At the start, the two are talking in bed.She relating what she saw years after the bomb was dropped, form re-enacted footage, from the museums which preserved the hair that fell like wigs from women's heads, pieces of flesh, photos of deformed hands and feet, lip-less faces, women missing eyes. She tells him all that she saw, and he says something like, "You did not see Hiroshima." He having experienced it. Although he does none of the telling. (This is imperfectly remembered, but interesting for it.) He, having experienced the bombing, does not contribute any details. He lets the woman - who has a husband and a few kids - give her imperfect interpretation of the events, recalling things she never saw. And then she goes on to tell her own story, of how she went mad over the loss of her love. A pretty chilling series of scenes of her confined to a basement, chewing on the salty cellar walls, escaping in the middle of the night to gnaw on tree bark, wandering around in a daze. All pretty haunting. Supposed to be one of the first films of the New Wave movement. Alain Resnais. What else has he done?

Friday, August 24, 2007

Billy Wilder

First entry for "Teeth on Film", maybe a stupid title for a blog. But who cares.

My writings on film now include four pieces:
1. The documentary films of Werner Herzog
2. Woman is the Future of Man, by Hong Sangsoo
3. The films of Luis Bunuel (a man whose films I had never seen until approx one week before the assignment was due)
4. Ace in the Hole, by Billy Wilder.

I freely admit my ignorance when it comes to film. I've read too many books in the past to have time for films. Plus it makes me feel a bit lazy, watching movies. I always feel as if I should be engaging more with the screen, helping it along, but it does everything for you. The film will play itself out regardless of whether you're watching or not. But it's fun. Watching the way the plots move, the way the director's transition from one shot to the next. Films are getting more and more interesting too, it seems. I'd rather watch a new film than an old film, that is. As long as the new one is decent. I can't say as much for books, novels. The technology - and the same goes for music - is just so much more enticing nowadays. Anyway.

Recently watched:

Sunset Boulevard
The Apartment
The Seven Year Itch
Ace in the Hole

And then read some of Cameron Crowe's book of interviews with Wilder himself. Crowe offered the mentor role in Jerry McGuire to Wilder, who vociferously turned him down. Sad. Would have been fun to see him act.

I've been having trouble writing about Bunuel. I'm taking the piece too seriously. Whereas my 500 word reviews are almost sassy, the Bunuel thing comes off as if I really want you to know how much I just learned about Surrealist film and Bunuel's influence on such contemporary Surrealist filmmakers as Michel Gondry and Matthew Barney. Pompous you could say. But when the piece comes out it comes out, and changing the entire scope is nearly impossible without writing the whole thing again from a completely different angle.
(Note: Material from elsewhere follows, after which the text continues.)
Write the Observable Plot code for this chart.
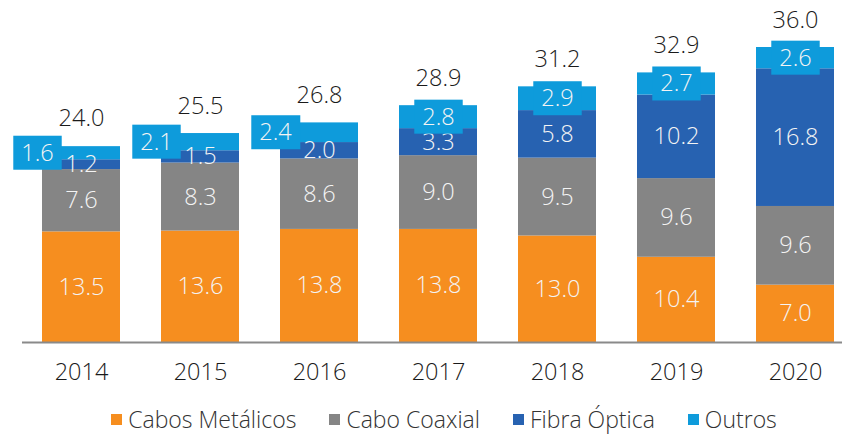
<!DOCTYPE html>
<html>
<head>
<meta charset="utf-8">
<script src="https://cdn.jsdelivr.net/npm/d3@7"></script>
<script src="https://cdn.jsdelivr.net/npm/@observablehq/plot@0.6"></script>
<style>
  html, body { margin: 0; padding: 0; background: #fff; }
  body { width: 842px; height: 435px; overflow: hidden; position: relative; font-family: "Open Sans", sans-serif; }
  #legend { position: absolute; left: 46px; right: 0; top: 404px; height: 30px; line-height: 30px;
            display: flex; justify-content: center; align-items: center; gap: 33px;
            font-family: "Open Sans", sans-serif; font-size: 23px; font-weight: 300; color: #333; }
  #legend .item { display: flex; align-items: center; gap: 6px; }
  #legend .sw { width: 11px; height: 11px; display: inline-block; }
</style>
</head>
<body>
<div id="chart"></div>
<div id="legend"></div>
<script>
const years = ["2014", "2015", "2016", "2017", "2018", "2019", "2020"];
const seriesNames = ["Cabos Metálicos", "Cabo Coaxial", "Fibra Óptica", "Outros"];
const metalicos = [13.5, 13.6, 13.8, 13.8, 13.0, 10.4, 7.0];
const coaxial   = [7.6, 8.3, 8.6, 9.0, 9.5, 9.6, 9.6];
const fibra     = [1.2, 1.5, 2.0, 3.3, 5.8, 10.2, 16.8];
const outros    = [1.6, 2.1, 2.4, 2.8, 2.9, 2.7, 2.6];
const totals    = [24.0, 25.5, 26.8, 28.9, 31.2, 32.9, 36.0];
const colors = ["#F68E1F", "#858585", "#2762B1", "#0E9BDB"];

const seriesValues = [metalicos, coaxial, fibra, outros];
const data = [];
seriesNames.forEach((s, si) => {
  years.forEach((y, i) => data.push({year: y, series: s, value: seriesValues[si][i], idx: i}));
});
const totalData = years.map((y, i) => ({year: y, total: totals[i]}));

const labelFont = {fontSize: 23.5, fontWeight: 300, fontFamily: "Open Sans"};
const stackOpts = {x: "year", y: "value", z: "series", order: seriesNames};

const chart = Plot.plot({
  width: 842,
  height: 395,
  marginLeft: 22,
  marginRight: 0,
  marginTop: 47,
  marginBottom: 53,
  style: {fontFamily: "Open Sans", background: "#fff"},
  x: {domain: years, paddingInner: 0.345, paddingOuter: 0.1165, align: 0.71, label: null},
  y: {domain: [0, 36], axis: null},
  color: {domain: seriesNames, range: colors},
  marks: [
    Plot.barY(data, Plot.stackY({...stackOpts, fill: "series"})),
    Plot.text(data, Plot.stackY({
      ...stackOpts, fill: "#f4f4f4", ...labelFont,
      text: d => d.series !== "Outros" ? d.value.toFixed(1) : ""
    })),
    Plot.text(data, Plot.stackY({
      ...stackOpts, fill: "#f4f4f4", ...labelFont, dx: -44, className: "outros-lab",
      text: d => d.series === "Outros" && d.idx < 3 ? d.value.toFixed(1) : ""
    })),
    Plot.text(data, Plot.stackY({
      ...stackOpts, fill: "#f4f4f4", ...labelFont, className: "outros-lab",
      text: d => d.series === "Outros" && d.idx >= 3 ? d.value.toFixed(1) : ""
    })),
    Plot.text(totalData, {x: "year", y: "total", text: d => d.total.toFixed(1), dy: -27, fill: "#1a1a1a", ...labelFont}),
    Plot.ruleY([0], {stroke: "#8a8a8a", strokeWidth: 2}),
    Plot.axisX({tickSize: 0, tickPadding: 21, fontSize: 23.5, fontWeight: 300, fill: "#1a1a1a", label: null})
  ]
});
document.getElementById("chart").append(chart);

// label boxes behind "Outros" labels
const ns = "http://www.w3.org/2000/svg";
chart.querySelectorAll("g.outros-lab text").forEach(t => {
  if (!t.textContent.trim()) return;
  const b = t.getBBox();
  const r = document.createElementNS(ns, "rect");
  const tr = t.getAttribute("transform");
  if (tr) r.setAttribute("transform", tr);
  const cy = b.y + b.height / 2 + 1;
  r.setAttribute("x", b.x - 8);
  r.setAttribute("y", cy - 17);
  r.setAttribute("width", b.width + 16);
  r.setAttribute("height", 34);
  r.setAttribute("fill", colors[3]);
  t.parentNode.insertBefore(r, t);
});

const legend = document.getElementById("legend");
seriesNames.forEach((s, i) => {
  const item = document.createElement("span");
  item.className = "item";
  item.innerHTML = `<span class="sw" style="background:${colors[i]}"></span><span>${s}</span>`;
  legend.append(item);
});
</script>
</body>
</html>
I'm going to start reading more Pauline Kael, who "reigned" over the NYC film reviewing circuit for like two decades. She said of "Maidstone," one of Mailer's strange movies in 1968, that it's "the worst movie I've ever stayed to see all the way through." Ouch. I wonder what she was like in person, what she looked like, why she chose film reviewing instead of, say, short story writing or the personal essay form. What makes a person a film reviewer for life? A fondness for dark theatres?

Anyway. So ends the first film entry. Hope to watch "Hiroshima, Mon Amour" and "Ratatouille" pretty soon.